Para que a pequena semente se torne uma seara abundante ou se torne árvore, não basta escutar é necessário confiar que, de noite ou de dia, dormindo ou acordados e mesmo sem saber como, “a terra produz por si”.
É dessa confiança que fala Ezequiel ao povo desanimado, desiludido, perante a dupla desgraça de duas investidas de Nabucodonosor sobre Jerusalém que arrasou a cidade, o templo e deportou o povo para Babilónia. O povo sente que já não há esperança e mais ainda, não vale a pena confiar porque desta vez nem Deus o consegue livrar. A infidelidade foi longe demais e o castigo foi demasiado forte para continuar a confiar que Deus vem salvar. O profeta tenta manter a confiança do povo, anunciando que o poder de Deus se manifesta num resto que permanece fiel. Esse resto é como o rebento de um alto cedro, que Deus corta e transplanta fazendo-o crescer até se tornar um novo cedro, da mesma origem que o primeiro mas livre da antiga infidelidade. Um cedro tão grande que é capaz de proteger muitos povos à sua sombra.
O profeta ajuda o povo a compreender o tempo de exílio como tempo de purificação e preparação para a nova etapa, um novo projeto, que Deus quer iniciar, a partir do qual todas as nações reconhecerão que só o Senhor é Deus.

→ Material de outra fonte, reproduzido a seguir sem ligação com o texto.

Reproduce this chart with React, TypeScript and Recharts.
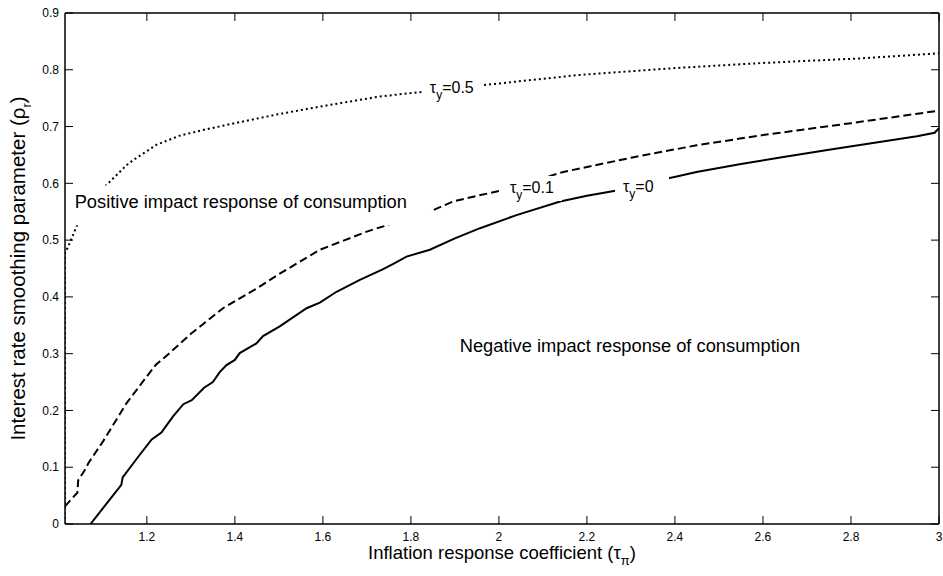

Um projeto que tem origem na vontade e na ação do próprio Deus e que Deus quer realizar com o contributo do seu povo renovado em Babilónia para viver na fidelidade.
Paulo recorda que este projeto salvador de Deus termina junto de Cristo, quando, livres desta “morada terrestre, a nossa tenda” adquirirmos “uma habitação no Céu”. Enquanto “permanecemos neste corpo, vivemos exilados, longe do Senhor”, mas esperamos pacientemente, “estamos sempre confiantes e conscientes”, caminhando “pela fé”, ainda que preferíssemos ver já o que nos está reservado nos céus. “Cheios de confiança” esforçamo-nos por permanecer fiéis, “esforçando-nos por agradar” ao Senhor, sabendo que ele nos há de julgar pelo bem e pelo mal que tivermos realizado, porque, como diz o salmista, os ímpios “serão exterminados para sempre”, ao passo que os justos “até na velhice continuarão a dar frutos”.
Rezar a Palavra
Perante a tua palavra, Senhor, sinto-me como Israel em Babilónia, incapaz de acreditar que, esta terra que eu sou, possa alguma vez produzir os frutos de esperança, paciência e confiança que têm aqueles que permanecem fiéis à tua aliança. Sinto-me incapaz e assustado, como a pequena semente quando é lançada à terra. Assiste-me o medo do escuro, por não poder contemplar já o que sei que me espera um dia. Falta-me a fé para caminhar confiante e consciente, como Paulo, ainda que sinta em mim o desejo de te ver face a face.
Compromisso semanal
Resisto à tentação de desanimar e desacreditar que a pequena semente da tua palavra pode ainda frutificar em mim.